■ OBJECTIVE ■
Nothing but the lines from the top of the data to the line holding "minimum height=48] (cocinera)" should be printed, word for word and both ends included; leave the pictures out.

■ GIVEN MATERIAL ■
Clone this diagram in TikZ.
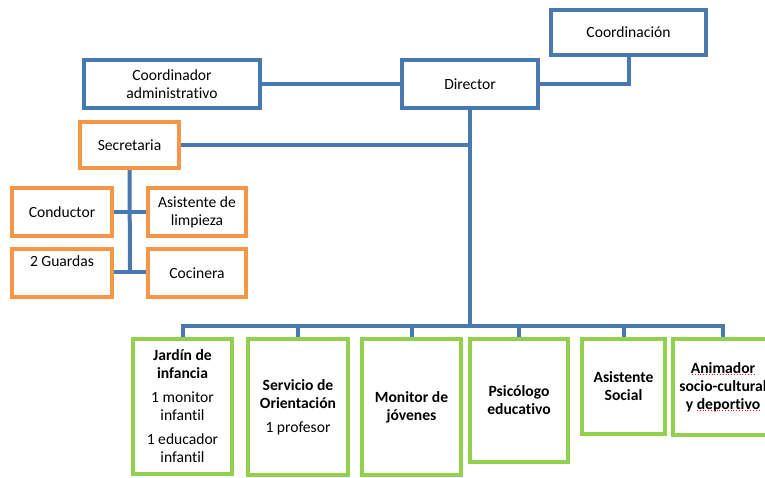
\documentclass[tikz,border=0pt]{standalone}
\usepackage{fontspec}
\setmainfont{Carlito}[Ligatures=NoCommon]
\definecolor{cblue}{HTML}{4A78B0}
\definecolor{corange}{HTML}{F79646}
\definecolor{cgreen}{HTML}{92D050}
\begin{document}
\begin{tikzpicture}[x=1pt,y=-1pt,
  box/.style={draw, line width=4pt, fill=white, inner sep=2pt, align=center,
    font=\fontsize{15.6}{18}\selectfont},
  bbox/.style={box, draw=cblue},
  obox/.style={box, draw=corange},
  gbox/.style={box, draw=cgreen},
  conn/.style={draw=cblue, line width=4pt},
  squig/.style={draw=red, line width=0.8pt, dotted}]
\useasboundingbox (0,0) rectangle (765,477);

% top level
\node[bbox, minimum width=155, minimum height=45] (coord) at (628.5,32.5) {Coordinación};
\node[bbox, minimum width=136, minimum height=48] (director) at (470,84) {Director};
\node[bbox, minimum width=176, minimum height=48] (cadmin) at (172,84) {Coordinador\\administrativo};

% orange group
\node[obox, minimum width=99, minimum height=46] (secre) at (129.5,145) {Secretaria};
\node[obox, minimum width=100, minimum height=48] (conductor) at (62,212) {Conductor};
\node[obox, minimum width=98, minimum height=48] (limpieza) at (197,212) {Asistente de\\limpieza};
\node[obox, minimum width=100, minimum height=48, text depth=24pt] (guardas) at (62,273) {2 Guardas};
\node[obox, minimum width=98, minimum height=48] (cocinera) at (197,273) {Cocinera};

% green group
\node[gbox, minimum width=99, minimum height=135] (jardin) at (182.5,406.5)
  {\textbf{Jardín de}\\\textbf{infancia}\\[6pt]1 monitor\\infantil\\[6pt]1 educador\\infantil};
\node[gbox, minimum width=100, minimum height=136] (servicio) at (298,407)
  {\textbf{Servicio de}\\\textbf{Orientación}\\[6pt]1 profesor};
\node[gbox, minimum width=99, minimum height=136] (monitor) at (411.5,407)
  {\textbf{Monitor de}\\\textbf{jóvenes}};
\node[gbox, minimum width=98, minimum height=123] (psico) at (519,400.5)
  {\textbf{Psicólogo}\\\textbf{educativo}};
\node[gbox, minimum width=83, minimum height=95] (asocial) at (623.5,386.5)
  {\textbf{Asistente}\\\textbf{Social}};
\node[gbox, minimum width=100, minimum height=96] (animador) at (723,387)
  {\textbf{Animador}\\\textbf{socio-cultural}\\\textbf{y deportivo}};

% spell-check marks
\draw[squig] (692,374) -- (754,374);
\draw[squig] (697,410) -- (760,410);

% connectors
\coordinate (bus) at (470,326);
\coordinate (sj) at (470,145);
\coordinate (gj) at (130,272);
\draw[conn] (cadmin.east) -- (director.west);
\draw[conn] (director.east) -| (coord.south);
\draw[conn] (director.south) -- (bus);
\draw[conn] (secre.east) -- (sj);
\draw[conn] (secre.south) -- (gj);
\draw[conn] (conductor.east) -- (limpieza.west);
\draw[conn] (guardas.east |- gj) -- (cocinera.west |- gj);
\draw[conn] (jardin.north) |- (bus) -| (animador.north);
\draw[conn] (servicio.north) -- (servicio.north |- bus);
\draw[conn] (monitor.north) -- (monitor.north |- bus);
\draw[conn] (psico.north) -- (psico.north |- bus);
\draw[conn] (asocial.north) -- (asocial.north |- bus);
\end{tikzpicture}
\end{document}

■ CORRECT ANSWER ■
Clone this diagram in TikZ.
\documentclass[tikz,border=0pt]{standalone}
\usepackage{fontspec}
\setmainfont{Carlito}[Ligatures=NoCommon]
\definecolor{cblue}{HTML}{4A78B0}
\definecolor{corange}{HTML}{F79646}
\definecolor{cgreen}{HTML}{92D050}
\begin{document}
\begin{tikzpicture}[x=1pt,y=-1pt,
  box/.style={draw, line width=4pt, fill=white, inner sep=2pt, align=center,
    font=\fontsize{15.6}{18}\selectfont},
  bbox/.style={box, draw=cblue},
  obox/.style={box, draw=corange},
  gbox/.style={box, draw=cgreen},
  conn/.style={draw=cblue, line width=4pt},
  squig/.style={draw=red, line width=0.8pt, dotted}]
\useasboundingbox (0,0) rectangle (765,477);

% top level
\node[bbox, minimum width=155, minimum height=45] (coord) at (628.5,32.5) {Coordinación};
\node[bbox, minimum width=136, minimum height=48] (director) at (470,84) {Director};
\node[bbox, minimum width=176, minimum height=48] (cadmin) at (172,84) {Coordinador\\administrativo};

% orange group
\node[obox, minimum width=99, minimum height=46] (secre) at (129.5,145) {Secretaria};
\node[obox, minimum width=100, minimum height=48] (conductor) at (62,212) {Conductor};
\node[obox, minimum width=98, minimum height=48] (limpieza) at (197,212) {Asistente de\\limpieza};
\node[obox, minimum width=100, minimum height=48, text depth=24pt] (guardas) at (62,273) {2 Guardas};
\node[obox, minimum width=98, minimum height=48] (cocinera) at (197,273) {Cocinera};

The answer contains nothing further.